### SUPPLIED MATERIAL
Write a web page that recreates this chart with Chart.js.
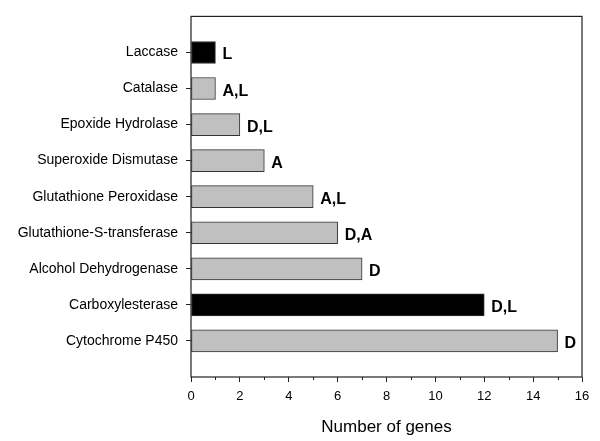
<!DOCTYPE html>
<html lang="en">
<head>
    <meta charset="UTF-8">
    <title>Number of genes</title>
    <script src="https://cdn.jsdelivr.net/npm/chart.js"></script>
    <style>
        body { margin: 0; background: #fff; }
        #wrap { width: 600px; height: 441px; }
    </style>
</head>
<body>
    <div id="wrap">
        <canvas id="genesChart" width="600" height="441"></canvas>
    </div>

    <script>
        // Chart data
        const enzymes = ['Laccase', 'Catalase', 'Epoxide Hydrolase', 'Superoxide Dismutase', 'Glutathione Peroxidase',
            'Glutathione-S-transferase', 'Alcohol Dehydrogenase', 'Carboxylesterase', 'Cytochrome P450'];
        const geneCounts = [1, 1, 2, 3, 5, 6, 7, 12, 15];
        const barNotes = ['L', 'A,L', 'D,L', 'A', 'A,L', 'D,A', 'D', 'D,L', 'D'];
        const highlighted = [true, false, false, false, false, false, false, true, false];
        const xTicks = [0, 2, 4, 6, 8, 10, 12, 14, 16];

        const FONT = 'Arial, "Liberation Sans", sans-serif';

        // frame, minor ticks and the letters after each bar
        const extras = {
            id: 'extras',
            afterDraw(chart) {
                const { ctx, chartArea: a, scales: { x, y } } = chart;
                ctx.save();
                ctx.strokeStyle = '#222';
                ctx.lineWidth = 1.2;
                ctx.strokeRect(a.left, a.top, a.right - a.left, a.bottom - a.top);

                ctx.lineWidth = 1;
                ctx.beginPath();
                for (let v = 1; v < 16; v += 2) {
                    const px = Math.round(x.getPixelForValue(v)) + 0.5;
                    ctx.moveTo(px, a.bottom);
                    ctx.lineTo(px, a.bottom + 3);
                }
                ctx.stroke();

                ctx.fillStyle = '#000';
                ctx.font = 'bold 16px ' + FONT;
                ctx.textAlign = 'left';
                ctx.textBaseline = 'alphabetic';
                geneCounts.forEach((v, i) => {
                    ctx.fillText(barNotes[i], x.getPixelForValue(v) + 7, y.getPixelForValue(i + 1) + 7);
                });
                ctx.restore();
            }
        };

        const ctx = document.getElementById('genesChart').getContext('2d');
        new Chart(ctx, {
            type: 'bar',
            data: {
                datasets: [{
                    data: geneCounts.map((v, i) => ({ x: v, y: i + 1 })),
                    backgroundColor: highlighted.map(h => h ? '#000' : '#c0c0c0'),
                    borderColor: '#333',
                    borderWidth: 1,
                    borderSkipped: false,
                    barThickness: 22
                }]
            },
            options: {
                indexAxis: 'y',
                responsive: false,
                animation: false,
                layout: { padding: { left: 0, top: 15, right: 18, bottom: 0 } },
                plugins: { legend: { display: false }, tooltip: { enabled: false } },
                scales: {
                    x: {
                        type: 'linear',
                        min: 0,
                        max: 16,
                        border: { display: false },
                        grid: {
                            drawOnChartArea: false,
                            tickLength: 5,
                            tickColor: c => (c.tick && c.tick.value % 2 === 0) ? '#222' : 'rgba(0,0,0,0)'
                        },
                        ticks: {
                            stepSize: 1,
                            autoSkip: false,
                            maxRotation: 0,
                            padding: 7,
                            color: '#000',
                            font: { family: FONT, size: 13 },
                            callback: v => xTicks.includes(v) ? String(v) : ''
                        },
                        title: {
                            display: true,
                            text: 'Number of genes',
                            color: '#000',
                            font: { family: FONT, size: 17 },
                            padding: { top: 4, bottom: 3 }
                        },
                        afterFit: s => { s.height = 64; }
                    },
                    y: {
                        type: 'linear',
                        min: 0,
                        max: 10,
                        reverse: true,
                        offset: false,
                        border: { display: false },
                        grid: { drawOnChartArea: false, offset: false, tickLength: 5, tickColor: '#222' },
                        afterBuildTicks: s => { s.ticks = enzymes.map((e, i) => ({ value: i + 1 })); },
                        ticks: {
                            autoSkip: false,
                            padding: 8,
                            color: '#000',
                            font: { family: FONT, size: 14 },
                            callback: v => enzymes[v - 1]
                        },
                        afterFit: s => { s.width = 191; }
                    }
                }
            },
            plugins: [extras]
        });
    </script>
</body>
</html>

### THE REQUEST
Emit the lines of the material exactly, from its first line to the line containing "ctx.strokeRect(a.left, a.top, a.right", inclusive; leave every picture out.

### FINISHED ANSWER
Write a web page that recreates this chart with Chart.js.
<!DOCTYPE html>
<html lang="en">
<head>
    <meta charset="UTF-8">
    <title>Number of genes</title>
    <script src="https://cdn.jsdelivr.net/npm/chart.js"></script>
    <style>
        body { margin: 0; background: #fff; }
        #wrap { width: 600px; height: 441px; }
    </style>
</head>
<body>
    <div id="wrap">
        <canvas id="genesChart" width="600" height="441"></canvas>
    </div>

    <script>
        // Chart data
        const enzymes = ['Laccase', 'Catalase', 'Epoxide Hydrolase', 'Superoxide Dismutase', 'Glutathione Peroxidase',
            'Glutathione-S-transferase', 'Alcohol Dehydrogenase', 'Carboxylesterase', 'Cytochrome P450'];
        const geneCounts = [1, 1, 2, 3, 5, 6, 7, 12, 15];
        const barNotes = ['L', 'A,L', 'D,L', 'A', 'A,L', 'D,A', 'D', 'D,L', 'D'];
        const highlighted = [true, false, false, false, false, false, false, true, false];
        const xTicks = [0, 2, 4, 6, 8, 10, 12, 14, 16];

        const FONT = 'Arial, "Liberation Sans", sans-serif';

        // frame, minor ticks and the letters after each bar
        const extras = {
            id: 'extras',
            afterDraw(chart) {
                const { ctx, chartArea: a, scales: { x, y } } = chart;
                ctx.save();
                ctx.strokeStyle = '#222';
                ctx.lineWidth = 1.2;
                ctx.strokeRect(a.left, a.top, a.right - a.left, a.bottom - a.top);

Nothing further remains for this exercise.